Okay, this stupid suitcase is not going to pack itself.  Time to get serious.  Five a.m always gets here faster than we anticipate.

Zodiac Arrest

Whatever you want or are trying to find may be hidden somewhere, Taurus, because
today’s entry of the Moon into your sign signals that you’re going to have to
dig for it. You’ll need to follow up on all leads and be willing to get your
hands dirty. You may even have to surrender some of your leisure time in order
to find what you’re seeking. Persistence is your key to success today; try to
find a little curiosity about what’s going on to go with it.

What the hell is that all about?  That’s what I asked myself when I first read todays horoscope.  But then suddenly it all came clear.

There are no plants in my flowerbeds that are not dogwood or weeds.  I’d be able to see that by the entry of the moon if I were foolish enough to wander out there in the middle of the night, but seriously, the sunlight is more conducive to checking out that kind of thing.  Which I may need to do, since there definitely could be more interesting plants hidden somewhere in the dirt.  God knows I’ve planted enough of them over the years and am eternally surprised when anything survives long enough to grow back for the second time.   Dig for it, get your hands dirty, surrender some of your leisure time.  Sod you, horoscope.  But I know you’re right.

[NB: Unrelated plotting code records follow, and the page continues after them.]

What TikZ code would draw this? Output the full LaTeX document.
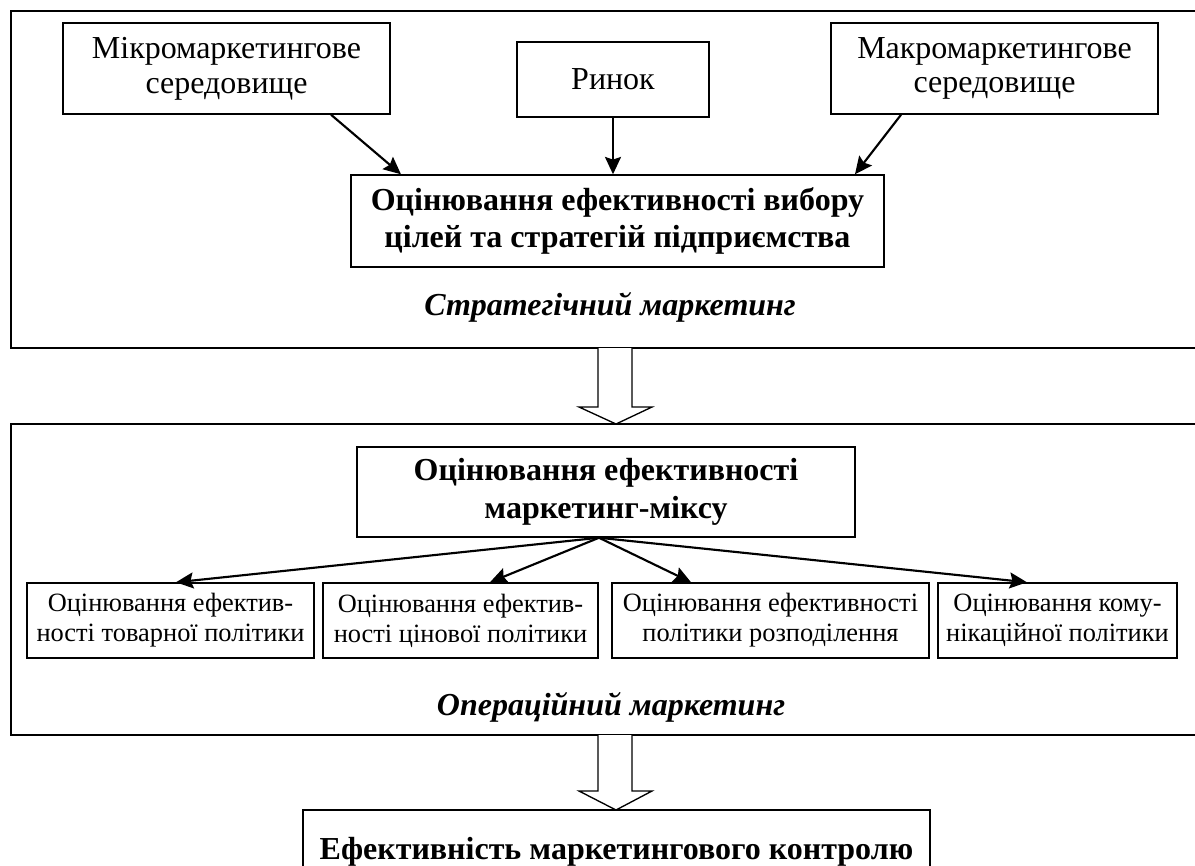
\documentclass[tikz,border=0pt]{standalone}
\usepackage{fontspec}
\setmainfont{Liberation Serif}
\usetikzlibrary{arrows.meta,calc}
\begin{document}
\begin{tikzpicture}[x=0.75pt,y=-0.75pt,
  box/.style={draw,line width=1.1pt,inner sep=0pt,align=center,font=\fontsize{24}{26}\selectfont},
  bbox/.style={draw,line width=1.1pt,inner sep=0pt,align=center,font=\fontsize{24}{28}\selectfont\bfseries},
  sbox/.style={draw,line width=1.1pt,inner sep=0pt,align=center,font=\fontsize{19.8}{22.5}\selectfont},
  lbl/.style={inner sep=0pt,font=\fontsize{24}{26}\selectfont\bfseries\itshape},
  frame/.style={line width=1.5pt},
  conn/.style={line width=1.6pt,-{Stealth[length=13pt,width=12pt,inset=2pt]}},
  hollow/.style={line width=1pt,fill=white,line join=miter}]
\useasboundingbox (0,0) rectangle (1195,865);
\clip (0,0) rectangle (1195,865);
% outer frames (open on the right)
\draw[frame] (1195,11) -- (11,11) -- (11,348) -- (1195,348);
\draw[frame] (1195,424) -- (11,424) -- (11,735) -- (1195,735);
% top group
\node[box,minimum width=245.25pt,minimum height=68.25pt] (mikro) at (226.5,68.5) {Мікромаркетингове\\середовище};
\node[box,minimum width=144pt,minimum height=56.25pt] (rynok) at (613,79.5) {Ринок};
\node[box,minimum width=245.25pt,minimum height=68.25pt] (makro) at (994.5,68.5) {Макромаркетингове\\середовище};
\node[bbox,minimum width=399.75pt,minimum height=69pt] (c1) at (617.5,221) {Оцінювання ефективності вибору\\цілей та стратегій підприємства};
\node[lbl] (strat) at (610,307) {Стратегічний маркетинг};
\draw[conn] ([xshift=78.4pt]mikro.south) -- ([xshift=-162.4pt]c1.north);
\draw[conn] (rynok.south) -- (rynok.south |- c1.north);
\draw[conn] ([xshift=-70.1pt]makro.south) -- ([xshift=178.1pt]c1.north);
% hollow arrow 1
\coordinate (h1a) at (598,348);
\coordinate (h1b) at (632,348);
\draw[hollow] (h1a) -- (598,407) -- (579,407) -- (616,424) -- (652,407) -- (632,407) -- (h1b);
% operational group
\node[bbox,minimum width=373.5pt,minimum height=67.5pt] (c2) at (606,492) {Оцінювання ефективності\\маркетинг-міксу};
\node[sbox,minimum width=215.25pt,minimum height=56.25pt] (b1) at (170.5,620.5) {Оцінювання ефектив-\\ності товарної політики};
\node[sbox,minimum width=206.25pt,minimum height=56.25pt] (b2) at (460.5,620.5) {Оцінювання ефектив-\\ності цінової політики};
\node[sbox,minimum width=237.75pt,minimum height=56.25pt] (b3) at (770.5,620.5) {Оцінювання ефективності\\політики розподілення};
\node[sbox,minimum width=179.25pt,minimum height=56.25pt] (b4) at (1057.5,620.5) {Оцінювання кому-\\нікаційної політики};
\node[lbl] (oper) at (611,707) {Операційний маркетинг};
\coordinate (src) at ([xshift=-5.25pt]c2.south);
\draw[conn] (src) -- ([xshift=4.1pt]b1.north);
\draw[conn] (src) -- ([xshift=22.1pt]b2.north);
\draw[conn] (src) -- ([xshift=-59.6pt]b3.north);
\draw[conn] (src) -- ([xshift=-22.9pt]b4.north);
% hollow arrow 2
\coordinate (h2a) at (598,735);
\coordinate (h2b) at (632,735);
\draw[hollow] (h2a) -- (598,791) -- (579,791) -- (616,810) -- (652,791) -- (632,791) -- (h2b);
% bottom box
\node[bbox,minimum width=470.25pt,minimum height=63pt] (eff) at (616.5,852) {Ефективність маркетингового контролю};
\end{tikzpicture}
\end{document}
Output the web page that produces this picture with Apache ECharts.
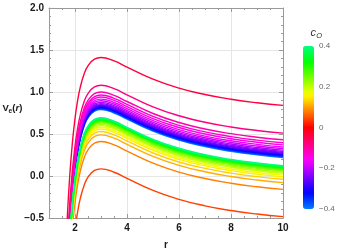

Get thee to the Salisbury Greenhouse and set your curiosity free.  Find out what will grow in spite of you.  There’s got to be something.  Ask those guys behind the counter that are supposed to know what they’re talking about.  Even when you don’t have a clue what you’re talking about, they have been trained to figure it all out with the end result being the part where you hand over a lot of money and then pack many green living things into the trunk of your car and drive home very slowly wishing you had a ‘plants on board’ sign for your back window to explain to following motorists why you are taking no corners at warp speed.

So, what?  You didn’t get all that from todays reading?  Come on.  All it takes is a bit of introspection and a warped imagination.  And then one must just ‘go with it’.  I meant to go to the greenhouse yesterday but it was Saturday and probably crazy busy and besides, there was no SIGN from the stars like there is today.  Now I can no longer put this off.  The planets have aligned.